Negotiating Your Salary in the Construction Industry

Negotiating your salary in construction industry

Construction wages in Australia are at a standstill. Despite an increased demand for construction staff, recent research has revealed that two-thirds of all construction employers are intending to offer either no pay raises at all this year or rises of less than three percent. Within this climate, it has become increasingly difficult for construction employees to negotiate the salaries they’re looking for successfully. However, fear not, if approached in the right way, it’s still possible to secure yourself a salary increase.

We asked our recruiters at Construction People to provide some insights on the do’s and don’ts of pay negotiation, whether you’re going for a new job or a salary increase from your current employer.

Negotiating a job offer

Even though the construction industry is experiencing a period of high growth, Head Contractors are reporting very low profits. Even the giant construction firm Watpac has just announced a loss for the 2016/17 financial year. But this doesn’t mean you should be over-cautious when bringing up the topic of salary with a potential new employer. It’s always worth speaking to your network to find out what competition you face, and what the skills shortages are in your area. If a company has a specific need for a particular set of skills or staff in a regional location, and you fit the profile, you can use this information to strengthen your bargaining position.

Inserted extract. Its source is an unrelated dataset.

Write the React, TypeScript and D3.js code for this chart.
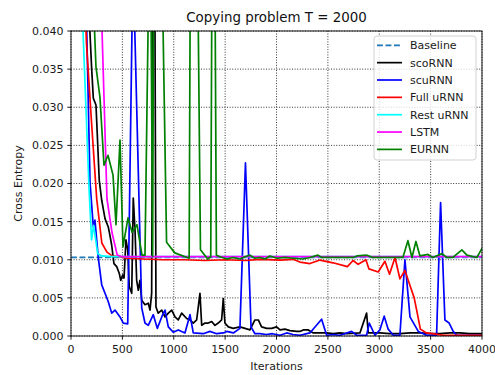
import React from 'react';
import * as d3 from 'd3';

type Pt = [number, number];

const baseline: Pt[] = [[0, 0.0103], [4000, 0.0103]];

const scoRNN: Pt[] = [
  [0, 0.15], [100, 0.08], [180, 0.041], [201, 0.0351], [217, 0.0312], [243, 0.0303], [256, 0.0264],
  [275, 0.0204], [299, 0.0178], [331, 0.0154], [363, 0.0143], [379, 0.0132], [396, 0.0119],
  [418, 0.0095], [445, 0.0091], [470, 0.0082], [484, 0.0073], [503, 0.008], [516, 0.0076],
  [535, 0.0126], [552, 0.0113], [567, 0.0065], [591, 0.0056], [606, 0.0181], [623, 0.0139],
  [639, 0.0073], [655, 0.006], [671, 0.0073], [688, 0.0047], [720, 0.0041], [752, 0.0043],
  [769, 0.0034], [785, 0.0056], [800, 0.06], [815, 0.05], [827, 0.0038], [849, 0.003],
  [883, 0.0034], [915, 0.0025], [947, 0.003], [980, 0.0034], [1012, 0.0025], [1044, 0.0021],
  [1077, 0.003], [1126, 0.0023], [1158, 0.0021], [1190, 0.0017], [1223, 0.0021], [1255, 0.0056],
  [1272, 0.0014], [1304, 0.0017], [1336, 0.0017], [1369, 0.0019], [1401, 0.0014], [1433, 0.0017],
  [1466, 0.0021], [1482, 0.0049], [1498, 0.0017], [1531, 0.0012], [1579, 0.001], [1644, 0.0012],
  [1693, 0.001], [1742, 0.0008], [1790, 0.0021], [1823, 0.0021], [1855, 0.0012], [1904, 0.001],
  [1953, 0.001], [2001, 0.0012], [2034, 0.0008], [2082, 0.0009], [2131, 0.0007], [2196, 0.0006],
  [2228, 0.0006], [2260, 0.0008], [2309, 0.0008], [2358, 0.0004], [2423, 0.0004], [2488, 0.0004],
  [2552, 0.0003], [2617, 0.0004], [2682, 0.0003], [2812, 0.0004], [2877, 0.003], [2893, 0.0004],
  [3006, 0.0004], [3100, 0.0003], [3201, 0.0003], [3300, 0.0004], [3396, 0.0004], [3500, 0.0003],
  [3590, 0.0003], [3690, 0.0004], [3785, 0.0004], [3880, 0.0003], [4000, 0.0003],
];

const scuRNN: Pt[] = [
  [0, 0.15], [100, 0.08], [150, 0.042], [185, 0.0202], [217, 0.0143], [233, 0.0152], [266, 0.0102],
  [299, 0.0067], [331, 0.0056], [363, 0.0045], [396, 0.003], [428, 0.0034], [477, 0.0025],
  [509, 0.0017], [552, 0.0016], [567, 0.0148], [595, 0.0415], [620, 0.0405], [688, 0.0037],
  [720, 0.0017], [752, 0.0014], [801, 0.0028], [840, 0.001], [883, 0.0025], [915, 0.0034],
  [947, 0.0012], [995, 0.0005], [1044, 0.0008], [1109, 0.0004], [1158, 0.0028], [1190, 0.0004],
  [1287, 0.0003], [1352, 0.0006], [1417, 0.0003], [1482, 0.0004], [1515, 0.0006], [1580, 0.0004],
  [1644, 0.001], [1698, 0.0227], [1752, 0.0012], [1790, 0.0003], [1839, 0.0003], [1900, 0.0002],
  [1960, 0.0003], [2034, 0.0001], [2099, 0.0004], [2160, 0.0002], [2228, 0.0001], [2325, 0.0004],
  [2439, 0.0022], [2488, 0.0001], [2550, 0.0002], [2617, 0.0001], [2731, 0.0006], [2780, 0.0001],
  [2877, 0.0001], [2903, 0.0017], [2958, 0.0001], [3006, 0.0008], [3048, 0.0026], [3087, 0.0009],
  [3136, 0.0001], [3201, 0.0001], [3250, 0.01], [3299, 0.0025], [3380, 0.0006], [3461, 0.0001],
  [3558, 0.0001], [3597, 0.0175], [3639, 0.0021], [3680, 0.0017], [3720, 0.0006], [3753, 0.0001],
  [3850, 0.0001], [4000, 0.0001],
];

const fullURNN: Pt[] = [
  [0, 0.2], [100, 0.06], [150, 0.0385], [200, 0.028], [250, 0.018], [300, 0.0122], [350, 0.011],
  [400, 0.0105], [450, 0.0104], [550, 0.0102], [700, 0.0101], [900, 0.01], [1100, 0.01],
  [1300, 0.0099], [1500, 0.01], [1700, 0.0099], [1839, 0.01006], [2034, 0.00996], [2160, 0.01006],
  [2228, 0.0097], [2325, 0.0095], [2423, 0.00996], [2550, 0.0096], [2690, 0.0091], [2745, 0.0099],
  [2795, 0.0094], [2870, 0.01], [2900, 0.0088], [2990, 0.0084], [3055, 0.0098], [3100, 0.0081],
  [3153, 0.0103], [3201, 0.0075], [3250, 0.0086], [3300, 0.0066], [3340, 0.005], [3370, 0.003],
  [3400, 0.0009], [3460, 0.0004], [3520, 0.0003], [3620, 0.0001], [4000, 0.0001],
];

const restURNN: Pt[] = [
  [0, 0.12], [100, 0.046], [175, 0.0195], [200, 0.0126], [220, 0.0145], [260, 0.0108],
  [300, 0.0105], [400, 0.0104], [4000, 0.0104],
];

const lstm: Pt[] = [
  [0, 0.12], [250, 0.07], [300, 0.041], [350, 0.018], [400, 0.0135], [450, 0.0106],
  [500, 0.0104], [4000, 0.0104],
];

const eurnn: Pt[] = [
  [0, 0.12], [200, 0.05], [243, 0.0353], [282, 0.0313], [321, 0.0224], [360, 0.0237], [409, 0.0211],
  [438, 0.0146], [477, 0.0257], [506, 0.0117], [555, 0.0155], [594, 0.0136], [642, 0.0146],
  [691, 0.0106], [720, 0.0106], [770, 0.06], [795, 0.0105], [812, 0.09], [860, 0.07], [930, 0.0123],
  [1010, 0.0109], [1150, 0.0102], [1170, 0.08], [1210, 0.08], [1260, 0.0113], [1330, 0.0101],
  [1360, 0.0104], [1385, 0.09], [1415, 0.0106], [1450, 0.0104], [1518, 0.0101], [1576, 0.0103],
  [1644, 0.0101], [1693, 0.0104], [1742, 0.0106], [1790, 0.0102], [1839, 0.0103], [1888, 0.0101],
  [1936, 0.0105], [2004, 0.0102], [2082, 0.0103], [2160, 0.0102], [2257, 0.0101], [2325, 0.0103],
  [2403, 0.0106], [2442, 0.0103], [2588, 0.0103], [2744, 0.0103], [2783, 0.0105], [2880, 0.0106],
  [2938, 0.0103], [3075, 0.0103], [3230, 0.0103], [3279, 0.0125], [3318, 0.0103], [3357, 0.0124],
  [3396, 0.0105], [3474, 0.0107], [3522, 0.0103], [3610, 0.0108], [3658, 0.0103], [3717, 0.0103],
  [3804, 0.0113], [3853, 0.0106], [3950, 0.0103], [4000, 0.0115],
];

const seriesNames = ['Baseline', 'scoRNN', 'scuRNN', 'Full uRNN', 'Rest uRNN', 'LSTM', 'EURNN'];
const seriesData = [baseline, scoRNN, scuRNN, fullURNN, restURNN, lstm, eurnn];
const seriesColors = ['#1f77b4', '#000000', '#0000ff', '#ff0000', '#00ffff', '#ff00ff', '#008000'];

const xTicks = [0, 500, 1000, 1500, 2000, 2500, 3000, 3500, 4000];
const yTicks = [0, 0.005, 0.01, 0.015, 0.02, 0.025, 0.03, 0.035, 0.04];

export default function App() {
  const W = 495;
  const H = 375;
  const left = 71, right = 482, top = 31, bottom = 336;
  const font = 'DejaVu Sans, sans-serif';
  const fs = 11;

  const x = d3.scaleLinear().domain([0, 4000]).range([left, right]);
  const y = d3.scaleLinear().domain([0, 0.04]).range([bottom, top]);
  const line = d3.line<Pt>().x((d) => x(d[0])).y((d) => y(d[1]));

  return (
    <svg width={W} height={H} style={{ position: 'absolute', left: 0, top: 0, background: 'white' }}>
      <defs>
        <clipPath id="plot-clip">
          <rect x={left} y={top} width={right - left} height={bottom - top} />
        </clipPath>
      </defs>

      {/* grid */}
      {xTicks.map((t) => (
        <line key={'gx' + t} x1={x(t)} x2={x(t)} y1={top} y2={bottom}
          stroke="#222" strokeWidth={0.9} strokeDasharray="1,1.6" />
      ))}
      {yTicks.map((t) => (
        <line key={'gy' + t} x1={left} x2={right} y1={y(t)} y2={y(t)}
          stroke="#222" strokeWidth={0.9} strokeDasharray="1,1.6" />
      ))}

      {/* series */}
      <g clipPath="url(#plot-clip)">
        {seriesData.map((d, i) => (
          <path key={seriesNames[i]} d={line(d) || ''} fill="none" stroke={seriesColors[i]}
            strokeWidth={1.7} strokeLinejoin="round"
            strokeDasharray={i === 0 ? '5.9,2.6' : undefined} />
        ))}
      </g>

      {/* frame */}
      <rect x={left} y={top} width={right - left} height={bottom - top} fill="none" stroke="black" strokeWidth={0.9} />

      {/* x axis */}
      {xTicks.map((t) => (
        <g key={'xt' + t}>
          <line x1={x(t)} x2={x(t)} y1={bottom} y2={bottom + 3.7} stroke="black" strokeWidth={0.9} />
          <text x={x(t)} y={bottom + 17} textAnchor="middle" fontFamily={font} fontSize={fs} fill="#1a1a1a">{t}</text>
        </g>
      ))}
      <text x={(left + right) / 2} y={370} textAnchor="middle" fontFamily={font} fontSize={fs} fill="#1a1a1a">Iterations</text>

      {/* y axis */}
      {yTicks.map((t) => (
        <g key={'yt' + t}>
          <line x1={left - 3.7} x2={left} y1={y(t)} y2={y(t)} stroke="black" strokeWidth={0.9} />
          <text x={left - 7.5} y={y(t)} dy="0.36em" textAnchor="end" fontFamily={font} fontSize={fs} fill="#1a1a1a">
            {d3.format('.3f')(t)}
          </text>
        </g>
      ))}
      <text transform={`translate(22,${(top + bottom) / 2}) rotate(-90)`} textAnchor="middle"
        fontFamily={font} fontSize={fs} fill="#1a1a1a">Cross Entropy</text>

      {/* title */}
      <text x={(left + right) / 2} y={22} textAnchor="middle" fontFamily={font} fontSize={13.4} fill="#111">
        Copying problem T = 2000
      </text>

      {/* legend */}
      <rect x={374} y={36} width={102} height={124} rx={3} fill="white" fillOpacity={0.8} stroke="#cccccc" strokeWidth={0.9} />
      {seriesNames.map((n, i) => {
        const ry = 45.3 + i * 17.35;
        return (
          <g key={'lg' + n}>
            <line x1={377} x2={402} y1={ry} y2={ry} stroke={seriesColors[i]} strokeWidth={1.7}
              strokeDasharray={i === 0 ? '5.9,2.6' : undefined} />
            <text x={410} y={ry} dy="0.36em" fontFamily={font} fontSize={fs} fill="#1a1a1a">{n}</text>
          </g>
        );
      })}
    </svg>
  );
}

It’s unwise to bring up the topic of salary at the beginning of the first meeting with your new employer, it’s a topic that needs to be discussed, but it’s much better to cultivate a good relationship with them by leaving any talk about pay until you each have a better idea of what you require from one another.

When the topic is brought up and you’re asking for a higher starting salary than the current package, you should always be able to back up your position with what value you will bring to the employer. It’s not enough to negotiate on the basis that it’s what someone else is earning, or what the market is paying, you’ll need to make a good case for it based on your own skills and achievements. Be prepared with a list of the attributes you can bring to the role that set you apart from your competitors, backed up with examples and evidence. If you can prove to them that you will be more of an asset to their organisation than expected, they are likely to consider your request.

However, if the potential employer comes back with a lower offer, it’s important not to take it personally, or seem ungracious, as this could sour your future relationships with the organisation and the hiring manager. Instead, try to find out if there are any other benefits that could be offered in lieu of more pay, such as income protection/salary continuance, bonuses, pay reviews etc. This will make your overall salary package more valuable.

Asking for a pay rise

Nobody enjoys the thought of salary negotiations, but there are ways to make the process easier. For a start, don’t spring it on your employer randomly – wait until your pay review is due, or if your employment circumstances change, such as a promotion or increased responsibility.

Be open about the fact that you are asking for a pay rise, have a grasp of what the industry is paying, and be realistic in what you are asking for. You should also be prepared to give your employer time to think it over. It’s never a good idea to make ultimatums such as threatening to leave if you don’t get a pay rise, as they may call you on it. Even if they don’t, ultimatums are confrontational and being so they will harm your relationship and weaken your bargaining position.

It’s important to be able to justify why you feel you deserve a salary increase. If you’ve taken on increased responsibility, achieved a particular success on a project or completed additional training/education, these should be given as reasons. This will be viewed much more favourably than bringing in negative emotions such as “I’m not happy with my pay” or “Joe Bloggs gets X”. This can make it sound as if you don’t want to be there. It’s much better to keep the discussion positive and focus on how you have been performing, and what value that brings to the company and its performance.

Whether you’re negotiating salary for a new job or an existing one, it’s vital to ask rather than demand. Know your worth – but be prepared to prove it!